The Battle of Lokalaks (or Lokalax) was fought between Swedish and Russian forces at Lokalaks (Lokalahti), Finland on 17–18 September 1808 during the Finnish War.

==Background==
Shortly after the Battle of Oravais the Swedish king, Gustav IV Adolf, decided to land a force of 4,000 men under general Albrekt von Lantinghausen on the coast of Nystad, to cut-off the Russian connection between that town and Åbo. It was also meant to join forces with parts of Eberhard von Vegesack's army which was supposed to land at Björneborg (Pori), but instead went as far north as Kristinestad where it landed on 28 August; this made cooperation between the two forces difficult.

==Battle==
Nonetheless, the Swedish force under Lantinghausen landed at Lokalaks on 17 September with less than 3,000 men of his initial force; it was badly equipped and with inadequate ammunition. Ready to receive them was the Russian commander Pyotr Bagration with a contingent (perhaps 1,200 men) and 5 guns. After Lantinghausen had landed he made little progress in advancing and after reaching Lokalaks Church he was attacked by the Russians, at 6:00 PM. The fighting remained mild and continued for two hours before it was stopped due to the dark. On 6:00 AM the next day the Russians attacked again while Lantinghausen remained passive and made no effort to counterattack; after six hours Bagration attacked both Swedish flanks and Lantinghausen made the decision to embark his ships and sail away.

==Aftermath==
The Swedes had lost 140 men in the battle while the Russians had lost 200. Lantinghausen was soon stripped of command by Gustav IV Adolf who replaced him with Gustaf Olof Lagerbring before the Landing at Helsinki several days later.
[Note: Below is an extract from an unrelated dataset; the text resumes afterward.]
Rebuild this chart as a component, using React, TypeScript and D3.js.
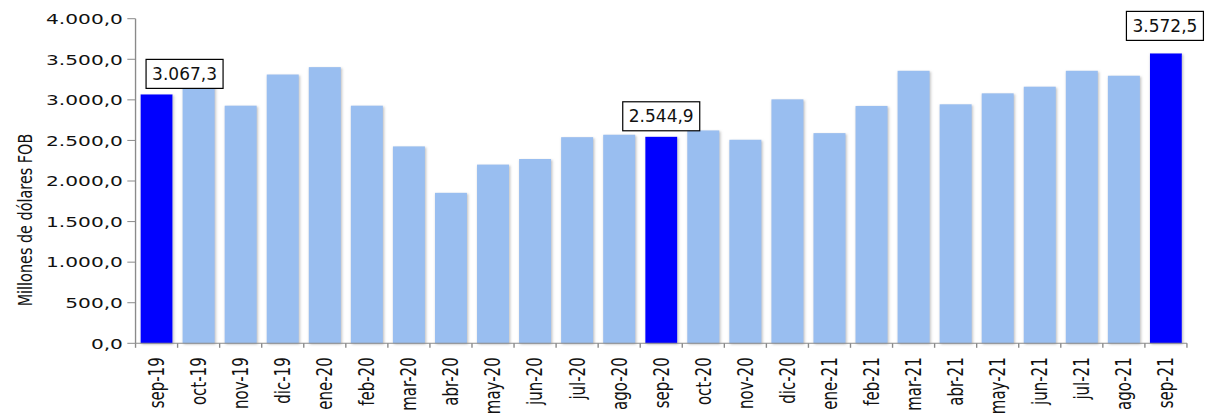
import { useMemo } from "react";
import * as d3 from "d3";

// monthly values, millions of dollars FOB
const categories = [
  "sep-19", "oct-19", "nov-19", "dic-19", "ene-20", "feb-20", "mar-20", "abr-20",
  "may-20", "jun-20", "jul-20", "ago-20", "sep-20", "oct-20", "nov-20", "dic-20",
  "ene-21", "feb-21", "mar-21", "abr-21", "may-21", "jun-21", "jul-21", "ago-21", "sep-21",
];
const values = [
  3067.3, 3170, 2928, 3312, 3403, 2928, 2426, 1854,
  2202, 2271, 2540, 2570, 2544.9, 2623, 2508, 3006,
  2590, 2925, 3358, 2945, 3080, 3162, 3358, 3297, 3572.5,
];
const highlighted = ["sep-19", "sep-20", "sep-21"];
const yTicks = [0, 500, 1000, 1500, 2000, 2500, 3000, 3500, 4000];

// callouts: which month, horizontal shift and gap above the bar (px)
const callouts = [
  { cat: "sep-19", dx: 28, gap: 6 },
  { cat: "sep-20", dx: 0, gap: 6 },
  { cat: "sep-21", dx: -1, gap: 13 },
];

const W = 1206;
const H = 415;
const SX = W / 880; // the original picture is stretched horizontally
const FONT = "'DejaVu Sans', Verdana, sans-serif";
const AXIS = "#8a8a8a";

const fmt = (v: number) =>
  v.toLocaleString("es-ES", { minimumFractionDigits: 1, maximumFractionDigits: 1, useGrouping: "always" } as any);

export default function App() {
  const margin = { left: 98.9, right: 866.1, top: 18.7, bottom: 343.3 };

  const x = useMemo(
    () => d3.scaleBand<string>().domain(categories).range([margin.left, margin.right]).paddingInner(0.24).paddingOuter(0.12),
    []
  );
  const y = useMemo(() => d3.scaleLinear().domain([0, 4000]).range([margin.bottom, margin.top]), []);

  const step = x.step();
  const bw = x.bandwidth();
  const boundaries = categories.map((c) => (x(c) as number) - (step - bw) / 2).concat([margin.right]);

  return (
    <svg width={W} height={H} style={{ position: "absolute", left: 0, top: 0, background: "#fff" }}>
      <defs>
        <filter id="soft" x="-20%" y="-20%" width="140%" height="140%">
          <feGaussianBlur in="SourceAlpha" stdDeviation="1.2" result="b" />
          <feOffset in="b" dx="0.8" dy="0.8" result="o" />
          <feFlood floodColor="#9a9a9a" floodOpacity="0.7" />
          <feComposite in2="o" operator="in" result="s" />
          <feMerge>
            <feMergeNode in="s" />
            <feMergeNode in="SourceGraphic" />
          </feMerge>
        </filter>
      </defs>
      <g transform={`scale(${SX},1)`} fontFamily={FONT}>
        {/* bars */}
        {categories.map((c, i) => (
          <rect
            key={c}
            x={x(c)}
            y={y(values[i])}
            width={bw}
            height={y(0) - y(values[i])}
            fill={highlighted.includes(c) ? "#0000ff" : "#99bef0"}
            filter="url(#soft)"
          />
        ))}

        {/* y axis */}
        <line x1={margin.left} x2={margin.left} y1={margin.top} y2={margin.bottom} stroke={AXIS} strokeWidth={1} />
        {yTicks.map((t) => (
          <g key={t}>
            <line x1={margin.left - 6} x2={margin.left} y1={y(t)} y2={y(t)} stroke={AXIS} />
            <text x={89.7} y={y(t)} dy="0.36em" textAnchor="end" fontSize={14.7} fill="#111">
              {fmt(t)}
            </text>
          </g>
        ))}
        <text
          transform={`translate(23.6,220) rotate(-90)`}
          textAnchor="middle"
          fontSize={14.4}
          fill="#111"
        >
          Millones de dólares FOB
        </text>

        {/* x axis */}
        <line x1={margin.left} x2={margin.right} y1={margin.bottom} y2={margin.bottom} stroke={AXIS} />
        {boundaries.map((b, i) => (
          <line key={i} x1={b} x2={b} y1={margin.bottom} y2={margin.bottom + 4.5} stroke={AXIS} />
        ))}
        {categories.map((c) => (
          <text
            key={c}
            transform={`translate(${(x(c) as number) + bw / 2},${margin.bottom + 14}) rotate(-90)`}
            dy="0.36em"
            textAnchor="end"
            fontSize={15}
            fill="#111"
          >
            {c}
          </text>
        ))}
      </g>

      {/* value callouts, drawn unstretched */}
      {callouts.map((a) => {
        const i = categories.indexOf(a.cat);
        const cx = ((x(a.cat) as number) + bw / 2) * SX + a.dx;
        const bottom = y(values[i]) - a.gap;
        const bwid = 77;
        const bh = 29;
        return (
          <g key={a.cat}>
            <rect x={cx - bwid / 2} y={bottom - bh} width={bwid} height={bh} fill="#fff" stroke="#000" strokeWidth={1.2} />
            <text x={cx} y={bottom - bh / 2} dy="0.36em" textAnchor="middle" fontFamily={FONT} fontSize={17} fill="#111">
              {fmt(values[i])}
            </text>
          </g>
        );
      })}
    </svg>
  );
}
== Swedish regiments and losses ==
- Swedish command Staff; 1 killed
- Svea Life Guards (1 battalion); 4 killed, 6 wounded and 1 captured — 11
- Swedish Guard Regiment (1 battalion); 1 killed, 7 wounded and 1 captured — 9
- Finnish Guard Regiment (1 battalion); 3 killed, 22 wounded and 3 captured — 28
- Jägers (1 battalion, emerged from other regiments); 4 wounded and 1 captured — 5
- Kronoberg Infantry Regiment (2 battalions); 16 killed, 58 wounded and 9 captured — 83
- Västmanland auxiliary reserve (1 battalion); 1 killed and 1 wounded — 2
- Life Guards of Horse (2 squadrons); —
- Svea Artillery Regiment (4 guns); 1 killed

In total: 2,500—3,000 men and 4 guns; 140 killed, wounded and captured.